>> begin Extracted material
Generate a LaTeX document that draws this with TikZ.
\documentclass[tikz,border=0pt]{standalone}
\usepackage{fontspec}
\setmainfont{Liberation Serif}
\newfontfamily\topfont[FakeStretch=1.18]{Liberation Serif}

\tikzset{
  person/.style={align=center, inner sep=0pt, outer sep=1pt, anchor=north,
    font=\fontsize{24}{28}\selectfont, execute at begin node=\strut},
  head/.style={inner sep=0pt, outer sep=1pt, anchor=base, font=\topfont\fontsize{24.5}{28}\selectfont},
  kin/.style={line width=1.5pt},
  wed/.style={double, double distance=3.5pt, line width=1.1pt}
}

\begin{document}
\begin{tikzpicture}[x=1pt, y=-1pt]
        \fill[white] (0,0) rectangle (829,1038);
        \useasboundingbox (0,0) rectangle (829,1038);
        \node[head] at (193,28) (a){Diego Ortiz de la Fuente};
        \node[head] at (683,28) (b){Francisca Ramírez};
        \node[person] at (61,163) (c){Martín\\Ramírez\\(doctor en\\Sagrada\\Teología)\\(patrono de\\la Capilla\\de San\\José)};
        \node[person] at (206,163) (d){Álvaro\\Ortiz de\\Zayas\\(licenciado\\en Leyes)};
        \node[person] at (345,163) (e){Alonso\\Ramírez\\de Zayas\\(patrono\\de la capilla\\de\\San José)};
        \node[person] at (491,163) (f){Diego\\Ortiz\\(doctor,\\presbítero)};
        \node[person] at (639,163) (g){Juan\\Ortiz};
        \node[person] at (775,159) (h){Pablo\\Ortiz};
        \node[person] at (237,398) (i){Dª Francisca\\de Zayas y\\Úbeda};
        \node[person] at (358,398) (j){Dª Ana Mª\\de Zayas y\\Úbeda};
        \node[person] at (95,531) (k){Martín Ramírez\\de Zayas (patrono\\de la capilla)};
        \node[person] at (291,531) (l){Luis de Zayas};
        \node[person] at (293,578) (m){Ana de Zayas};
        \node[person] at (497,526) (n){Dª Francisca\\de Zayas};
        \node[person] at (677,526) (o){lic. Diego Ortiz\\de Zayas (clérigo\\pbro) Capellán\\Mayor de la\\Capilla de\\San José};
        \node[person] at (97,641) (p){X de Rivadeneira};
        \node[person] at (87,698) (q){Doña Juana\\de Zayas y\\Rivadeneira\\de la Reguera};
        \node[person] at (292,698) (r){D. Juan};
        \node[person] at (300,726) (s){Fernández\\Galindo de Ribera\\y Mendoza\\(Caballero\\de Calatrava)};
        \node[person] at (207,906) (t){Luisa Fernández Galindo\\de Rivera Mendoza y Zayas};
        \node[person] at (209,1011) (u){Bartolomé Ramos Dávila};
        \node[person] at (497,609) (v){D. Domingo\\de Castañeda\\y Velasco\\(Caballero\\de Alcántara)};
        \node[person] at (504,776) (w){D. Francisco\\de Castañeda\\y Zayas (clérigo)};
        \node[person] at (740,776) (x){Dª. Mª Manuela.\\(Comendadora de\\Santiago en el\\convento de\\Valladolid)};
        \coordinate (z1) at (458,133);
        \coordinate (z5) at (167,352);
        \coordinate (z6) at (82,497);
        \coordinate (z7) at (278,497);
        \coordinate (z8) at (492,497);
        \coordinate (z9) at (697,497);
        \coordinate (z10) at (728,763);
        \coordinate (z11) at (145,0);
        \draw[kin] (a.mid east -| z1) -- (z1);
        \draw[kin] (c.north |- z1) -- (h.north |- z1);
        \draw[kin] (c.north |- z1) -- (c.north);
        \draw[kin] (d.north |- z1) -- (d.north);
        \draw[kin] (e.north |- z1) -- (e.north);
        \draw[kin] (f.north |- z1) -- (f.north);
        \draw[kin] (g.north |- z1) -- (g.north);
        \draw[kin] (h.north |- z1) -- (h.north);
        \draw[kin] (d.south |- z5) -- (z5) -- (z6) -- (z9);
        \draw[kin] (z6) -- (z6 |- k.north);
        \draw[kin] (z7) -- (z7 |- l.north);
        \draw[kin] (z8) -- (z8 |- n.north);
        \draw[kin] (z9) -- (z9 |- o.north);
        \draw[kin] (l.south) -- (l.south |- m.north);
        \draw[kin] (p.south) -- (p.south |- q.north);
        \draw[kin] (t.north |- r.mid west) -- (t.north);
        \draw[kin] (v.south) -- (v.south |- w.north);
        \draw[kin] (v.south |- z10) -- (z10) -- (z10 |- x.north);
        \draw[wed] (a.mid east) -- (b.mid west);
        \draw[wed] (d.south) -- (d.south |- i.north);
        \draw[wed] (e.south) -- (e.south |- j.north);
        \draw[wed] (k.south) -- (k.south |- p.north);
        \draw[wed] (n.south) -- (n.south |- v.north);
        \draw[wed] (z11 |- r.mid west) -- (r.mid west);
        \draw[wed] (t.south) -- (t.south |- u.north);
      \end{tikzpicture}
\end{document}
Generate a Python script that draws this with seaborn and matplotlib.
>> end Extracted material
→ **Written instruction**
Each line above is to be repeated exactly.

→ **Expected answer**
Generate a LaTeX document that draws this with TikZ.
\documentclass[tikz,border=0pt]{standalone}
\usepackage{fontspec}
\setmainfont{Liberation Serif}
\newfontfamily\topfont[FakeStretch=1.18]{Liberation Serif}

\tikzset{
  person/.style={align=center, inner sep=0pt, outer sep=1pt, anchor=north,
    font=\fontsize{24}{28}\selectfont, execute at begin node=\strut},
  head/.style={inner sep=0pt, outer sep=1pt, anchor=base, font=\topfont\fontsize{24.5}{28}\selectfont},
  kin/.style={line width=1.5pt},
  wed/.style={double, double distance=3.5pt, line width=1.1pt}
}

\begin{document}
\begin{tikzpicture}[x=1pt, y=-1pt]
        \fill[white] (0,0) rectangle (829,1038);
        \useasboundingbox (0,0) rectangle (829,1038);
        \node[head] at (193,28) (a){Diego Ortiz de la Fuente};
        \node[head] at (683,28) (b){Francisca Ramírez};
        \node[person] at (61,163) (c){Martín\\Ramírez\\(doctor en\\Sagrada\\Teología)\\(patrono de\\la Capilla\\de San\\José)};
        \node[person] at (206,163) (d){Álvaro\\Ortiz de\\Zayas\\(licenciado\\en Leyes)};
        \node[person] at (345,163) (e){Alonso\\Ramírez\\de Zayas\\(patrono\\de la capilla\\de\\San José)};
        \node[person] at (491,163) (f){Diego\\Ortiz\\(doctor,\\presbítero)};
        \node[person] at (639,163) (g){Juan\\Ortiz};
        \node[person] at (775,159) (h){Pablo\\Ortiz};
        \node[person] at (237,398) (i){Dª Francisca\\de Zayas y\\Úbeda};
        \node[person] at (358,398) (j){Dª Ana Mª\\de Zayas y\\Úbeda};
        \node[person] at (95,531) (k){Martín Ramírez\\de Zayas (patrono\\de la capilla)};
        \node[person] at (291,531) (l){Luis de Zayas};
        \node[person] at (293,578) (m){Ana de Zayas};
        \node[person] at (497,526) (n){Dª Francisca\\de Zayas};
        \node[person] at (677,526) (o){lic. Diego Ortiz\\de Zayas (clérigo\\pbro) Capellán\\Mayor de la\\Capilla de\\San José};
        \node[person] at (97,641) (p){X de Rivadeneira};
        \node[person] at (87,698) (q){Doña Juana\\de Zayas y\\Rivadeneira\\de la Reguera};
        \node[person] at (292,698) (r){D. Juan};
        \node[person] at (300,726) (s){Fernández\\Galindo de Ribera\\y Mendoza\\(Caballero\\de Calatrava)};
        \node[person] at (207,906) (t){Luisa Fernández Galindo\\de Rivera Mendoza y Zayas};
        \node[person] at (209,1011) (u){Bartolomé Ramos Dávila};
        \node[person] at (497,609) (v){D. Domingo\\de Castañeda\\y Velasco\\(Caballero\\de Alcántara)};
        \node[person] at (504,776) (w){D. Francisco\\de Castañeda\\y Zayas (clérigo)};
        \node[person] at (740,776) (x){Dª. Mª Manuela.\\(Comendadora de\\Santiago en el\\convento de\\Valladolid)};
        \coordinate (z1) at (458,133);
        \coordinate (z5) at (167,352);
        \coordinate (z6) at (82,497);
        \coordinate (z7) at (278,497);
        \coordinate (z8) at (492,497);
        \coordinate (z9) at (697,497);
        \coordinate (z10) at (728,763);
        \coordinate (z11) at (145,0);
        \draw[kin] (a.mid east -| z1) -- (z1);
        \draw[kin] (c.north |- z1) -- (h.north |- z1);
        \draw[kin] (c.north |- z1) -- (c.north);
        \draw[kin] (d.north |- z1) -- (d.north);
        \draw[kin] (e.north |- z1) -- (e.north);
        \draw[kin] (f.north |- z1) -- (f.north);
        \draw[kin] (g.north |- z1) -- (g.north);
        \draw[kin] (h.north |- z1) -- (h.north);
        \draw[kin] (d.south |- z5) -- (z5) -- (z6) -- (z9);
        \draw[kin] (z6) -- (z6 |- k.north);
        \draw[kin] (z7) -- (z7 |- l.north);
        \draw[kin] (z8) -- (z8 |- n.north);
        \draw[kin] (z9) -- (z9 |- o.north);
        \draw[kin] (l.south) -- (l.south |- m.north);
        \draw[kin] (p.south) -- (p.south |- q.north);
        \draw[kin] (t.north |- r.mid west) -- (t.north);
        \draw[kin] (v.south) -- (v.south |- w.north);
        \draw[kin] (v.south |- z10) -- (z10) -- (z10 |- x.north);
        \draw[wed] (a.mid east) -- (b.mid west);
        \draw[wed] (d.south) -- (d.south |- i.north);
        \draw[wed] (e.south) -- (e.south |- j.north);
        \draw[wed] (k.south) -- (k.south |- p.north);
        \draw[wed] (n.south) -- (n.south |- v.north);
        \draw[wed] (z11 |- r.mid west) -- (r.mid west);
        \draw[wed] (t.south) -- (t.south |- u.north);
      \end{tikzpicture}
\end{document}
Generate a Python script that draws this with seaborn and matplotlib.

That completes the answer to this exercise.